Instructions for the task: Please print the lines between the one with "Output the Python" and the one with "x_group1 = 1.0", both ends included, exactly as written, with no pictures.

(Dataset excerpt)
——

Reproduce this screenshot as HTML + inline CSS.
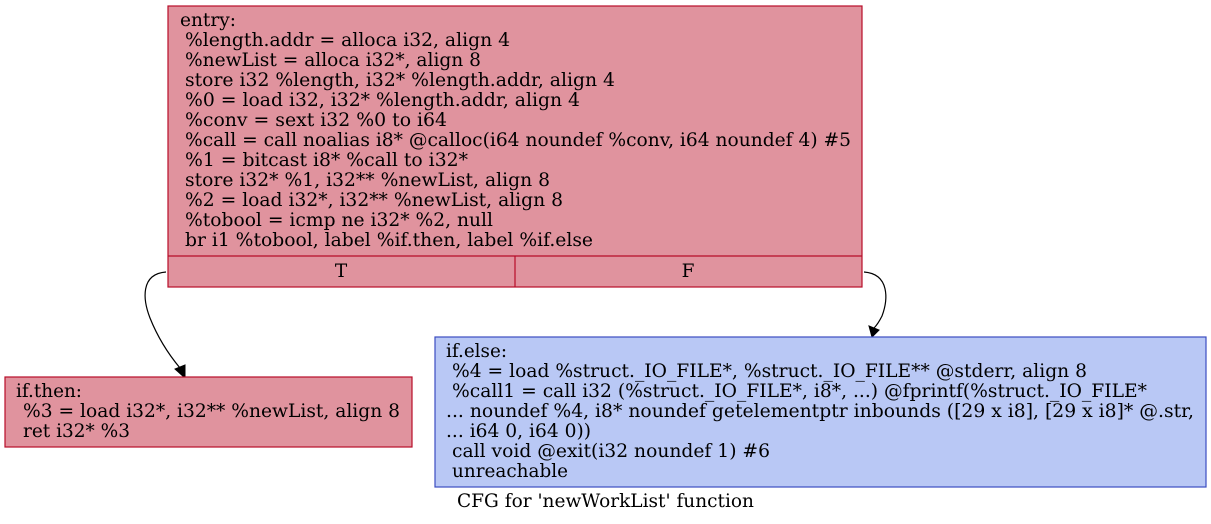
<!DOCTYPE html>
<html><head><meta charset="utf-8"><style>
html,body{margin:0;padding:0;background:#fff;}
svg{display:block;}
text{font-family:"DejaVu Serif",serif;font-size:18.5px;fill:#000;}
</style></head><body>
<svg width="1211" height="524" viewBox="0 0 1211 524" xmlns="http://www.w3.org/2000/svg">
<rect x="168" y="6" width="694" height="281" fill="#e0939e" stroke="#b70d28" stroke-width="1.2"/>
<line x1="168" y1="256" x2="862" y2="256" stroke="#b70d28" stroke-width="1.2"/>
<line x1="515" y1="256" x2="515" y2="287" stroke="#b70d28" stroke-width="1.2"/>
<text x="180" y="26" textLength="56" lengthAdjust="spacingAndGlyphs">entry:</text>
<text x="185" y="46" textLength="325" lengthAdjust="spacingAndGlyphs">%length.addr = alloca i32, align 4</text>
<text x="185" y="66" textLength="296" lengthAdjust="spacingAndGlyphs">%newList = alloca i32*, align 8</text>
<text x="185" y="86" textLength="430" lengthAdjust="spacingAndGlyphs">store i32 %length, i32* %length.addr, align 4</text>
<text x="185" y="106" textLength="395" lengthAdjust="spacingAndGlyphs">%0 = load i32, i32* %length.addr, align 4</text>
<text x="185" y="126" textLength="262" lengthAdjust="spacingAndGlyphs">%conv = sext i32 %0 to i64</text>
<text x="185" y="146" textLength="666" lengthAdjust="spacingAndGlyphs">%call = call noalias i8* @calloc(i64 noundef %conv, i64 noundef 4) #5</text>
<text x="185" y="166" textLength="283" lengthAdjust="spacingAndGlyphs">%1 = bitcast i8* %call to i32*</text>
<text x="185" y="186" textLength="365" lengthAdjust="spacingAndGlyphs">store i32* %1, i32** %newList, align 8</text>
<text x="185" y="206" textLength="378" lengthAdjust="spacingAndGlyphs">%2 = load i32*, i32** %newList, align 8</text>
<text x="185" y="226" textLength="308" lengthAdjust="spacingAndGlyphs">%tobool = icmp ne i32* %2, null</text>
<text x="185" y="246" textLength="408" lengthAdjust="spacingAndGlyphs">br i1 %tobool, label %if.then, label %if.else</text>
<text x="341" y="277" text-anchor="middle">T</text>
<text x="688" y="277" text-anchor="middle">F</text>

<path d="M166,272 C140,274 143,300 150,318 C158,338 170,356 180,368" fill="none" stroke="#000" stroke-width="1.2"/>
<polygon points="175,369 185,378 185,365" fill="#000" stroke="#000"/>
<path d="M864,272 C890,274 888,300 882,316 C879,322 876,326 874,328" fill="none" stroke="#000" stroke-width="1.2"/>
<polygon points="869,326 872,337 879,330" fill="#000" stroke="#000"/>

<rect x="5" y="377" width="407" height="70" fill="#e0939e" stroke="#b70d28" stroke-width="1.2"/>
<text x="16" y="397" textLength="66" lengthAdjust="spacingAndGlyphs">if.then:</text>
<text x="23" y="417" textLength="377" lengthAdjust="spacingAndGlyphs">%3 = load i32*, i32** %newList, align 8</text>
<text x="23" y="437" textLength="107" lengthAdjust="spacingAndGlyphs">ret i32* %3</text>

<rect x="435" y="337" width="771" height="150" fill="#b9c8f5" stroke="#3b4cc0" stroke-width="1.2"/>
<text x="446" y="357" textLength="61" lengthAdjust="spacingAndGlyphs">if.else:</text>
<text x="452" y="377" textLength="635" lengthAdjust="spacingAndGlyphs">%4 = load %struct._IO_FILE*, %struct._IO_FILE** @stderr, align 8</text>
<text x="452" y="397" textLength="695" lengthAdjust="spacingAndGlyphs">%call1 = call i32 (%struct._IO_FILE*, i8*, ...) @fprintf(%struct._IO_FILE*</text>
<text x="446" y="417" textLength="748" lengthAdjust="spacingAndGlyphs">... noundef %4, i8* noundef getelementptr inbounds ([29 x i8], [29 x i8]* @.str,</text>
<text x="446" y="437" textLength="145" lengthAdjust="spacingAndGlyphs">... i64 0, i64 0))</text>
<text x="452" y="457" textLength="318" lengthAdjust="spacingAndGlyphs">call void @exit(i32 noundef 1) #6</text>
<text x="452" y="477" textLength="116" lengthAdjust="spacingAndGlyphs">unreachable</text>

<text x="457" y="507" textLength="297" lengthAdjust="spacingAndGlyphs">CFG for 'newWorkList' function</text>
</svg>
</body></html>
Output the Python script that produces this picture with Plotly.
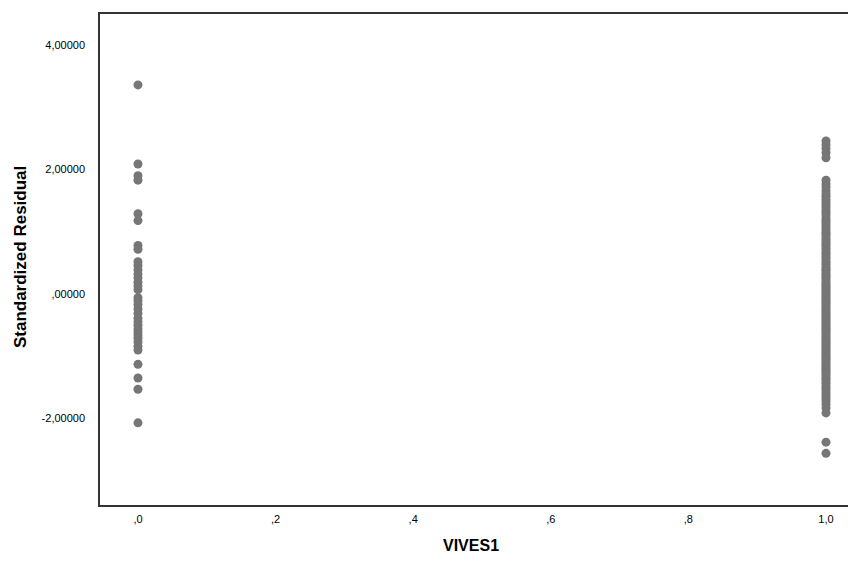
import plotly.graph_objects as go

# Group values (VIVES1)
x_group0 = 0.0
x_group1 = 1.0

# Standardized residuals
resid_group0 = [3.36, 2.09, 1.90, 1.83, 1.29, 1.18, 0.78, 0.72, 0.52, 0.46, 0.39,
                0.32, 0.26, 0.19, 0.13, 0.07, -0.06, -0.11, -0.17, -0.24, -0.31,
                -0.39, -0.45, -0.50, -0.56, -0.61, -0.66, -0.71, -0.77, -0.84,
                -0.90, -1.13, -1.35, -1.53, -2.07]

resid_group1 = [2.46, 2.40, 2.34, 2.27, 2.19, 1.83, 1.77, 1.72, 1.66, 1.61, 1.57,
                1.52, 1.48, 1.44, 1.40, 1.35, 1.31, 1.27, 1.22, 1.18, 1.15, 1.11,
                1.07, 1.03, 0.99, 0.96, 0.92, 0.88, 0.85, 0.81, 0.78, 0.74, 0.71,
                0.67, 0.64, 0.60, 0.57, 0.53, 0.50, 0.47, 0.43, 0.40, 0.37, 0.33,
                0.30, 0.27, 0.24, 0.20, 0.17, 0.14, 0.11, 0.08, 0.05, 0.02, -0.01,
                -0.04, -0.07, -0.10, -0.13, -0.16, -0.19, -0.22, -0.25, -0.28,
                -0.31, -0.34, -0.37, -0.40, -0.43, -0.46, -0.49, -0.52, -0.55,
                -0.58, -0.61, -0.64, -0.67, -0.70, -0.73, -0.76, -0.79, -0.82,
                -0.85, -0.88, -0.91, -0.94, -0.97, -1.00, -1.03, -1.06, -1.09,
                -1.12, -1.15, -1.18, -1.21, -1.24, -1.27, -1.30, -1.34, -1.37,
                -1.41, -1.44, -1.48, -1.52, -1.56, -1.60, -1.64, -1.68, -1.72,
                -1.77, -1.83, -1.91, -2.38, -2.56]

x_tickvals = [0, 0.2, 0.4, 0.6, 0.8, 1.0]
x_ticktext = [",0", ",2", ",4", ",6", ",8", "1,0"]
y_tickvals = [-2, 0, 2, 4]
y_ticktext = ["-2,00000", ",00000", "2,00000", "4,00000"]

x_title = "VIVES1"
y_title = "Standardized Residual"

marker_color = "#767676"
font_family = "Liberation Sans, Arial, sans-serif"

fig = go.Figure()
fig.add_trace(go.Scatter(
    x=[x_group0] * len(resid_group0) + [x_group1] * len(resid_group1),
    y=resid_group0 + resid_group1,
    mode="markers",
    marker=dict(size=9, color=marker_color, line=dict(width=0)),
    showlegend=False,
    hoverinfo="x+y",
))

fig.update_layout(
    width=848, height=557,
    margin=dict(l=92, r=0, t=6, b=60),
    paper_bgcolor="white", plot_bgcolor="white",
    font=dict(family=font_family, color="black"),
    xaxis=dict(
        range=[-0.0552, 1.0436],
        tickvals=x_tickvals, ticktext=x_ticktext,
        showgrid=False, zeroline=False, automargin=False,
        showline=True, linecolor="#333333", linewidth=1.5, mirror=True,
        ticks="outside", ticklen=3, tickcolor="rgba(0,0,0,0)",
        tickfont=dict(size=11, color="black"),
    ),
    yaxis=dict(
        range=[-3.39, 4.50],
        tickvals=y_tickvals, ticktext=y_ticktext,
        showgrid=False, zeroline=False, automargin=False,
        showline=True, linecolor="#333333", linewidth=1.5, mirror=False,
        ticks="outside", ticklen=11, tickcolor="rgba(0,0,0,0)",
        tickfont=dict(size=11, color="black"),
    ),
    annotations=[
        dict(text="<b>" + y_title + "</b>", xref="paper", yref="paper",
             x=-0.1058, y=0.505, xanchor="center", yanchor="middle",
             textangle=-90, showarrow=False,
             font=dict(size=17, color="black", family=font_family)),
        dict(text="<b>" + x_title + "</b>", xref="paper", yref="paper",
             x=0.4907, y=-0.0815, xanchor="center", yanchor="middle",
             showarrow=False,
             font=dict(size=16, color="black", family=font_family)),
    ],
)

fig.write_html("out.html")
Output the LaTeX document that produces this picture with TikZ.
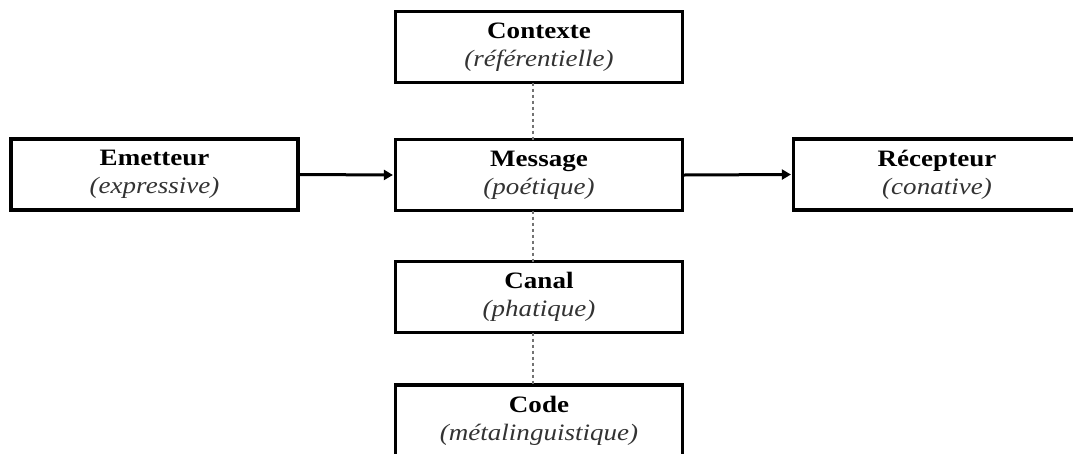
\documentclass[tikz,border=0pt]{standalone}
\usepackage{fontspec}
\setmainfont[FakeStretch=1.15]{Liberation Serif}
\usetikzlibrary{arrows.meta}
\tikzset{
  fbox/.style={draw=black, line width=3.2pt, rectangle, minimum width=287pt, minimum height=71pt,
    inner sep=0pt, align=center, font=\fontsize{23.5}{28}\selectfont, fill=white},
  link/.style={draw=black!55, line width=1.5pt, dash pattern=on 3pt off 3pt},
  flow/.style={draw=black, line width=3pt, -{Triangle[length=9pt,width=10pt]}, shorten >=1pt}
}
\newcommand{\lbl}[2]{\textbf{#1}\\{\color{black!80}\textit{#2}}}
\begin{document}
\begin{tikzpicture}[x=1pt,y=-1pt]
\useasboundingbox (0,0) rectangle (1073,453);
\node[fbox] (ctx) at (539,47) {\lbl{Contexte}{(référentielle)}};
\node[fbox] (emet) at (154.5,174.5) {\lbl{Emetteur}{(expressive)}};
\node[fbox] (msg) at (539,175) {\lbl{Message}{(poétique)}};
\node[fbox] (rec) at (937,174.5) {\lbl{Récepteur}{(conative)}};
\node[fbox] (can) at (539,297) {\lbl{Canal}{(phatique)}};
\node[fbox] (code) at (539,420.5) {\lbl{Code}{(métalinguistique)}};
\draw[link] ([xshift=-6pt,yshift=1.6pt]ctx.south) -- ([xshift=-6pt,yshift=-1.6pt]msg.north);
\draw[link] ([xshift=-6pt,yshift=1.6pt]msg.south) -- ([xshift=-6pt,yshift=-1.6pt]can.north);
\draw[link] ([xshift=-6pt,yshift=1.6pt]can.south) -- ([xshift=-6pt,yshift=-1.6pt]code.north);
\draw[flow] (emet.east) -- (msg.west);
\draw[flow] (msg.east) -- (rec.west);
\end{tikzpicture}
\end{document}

——

Output of the task:
Output the Python script that produces this picture with Plotly.
import plotly.graph_objects as go

# Group values (VIVES1)
x_group0 = 0.0
x_group1 = 1.0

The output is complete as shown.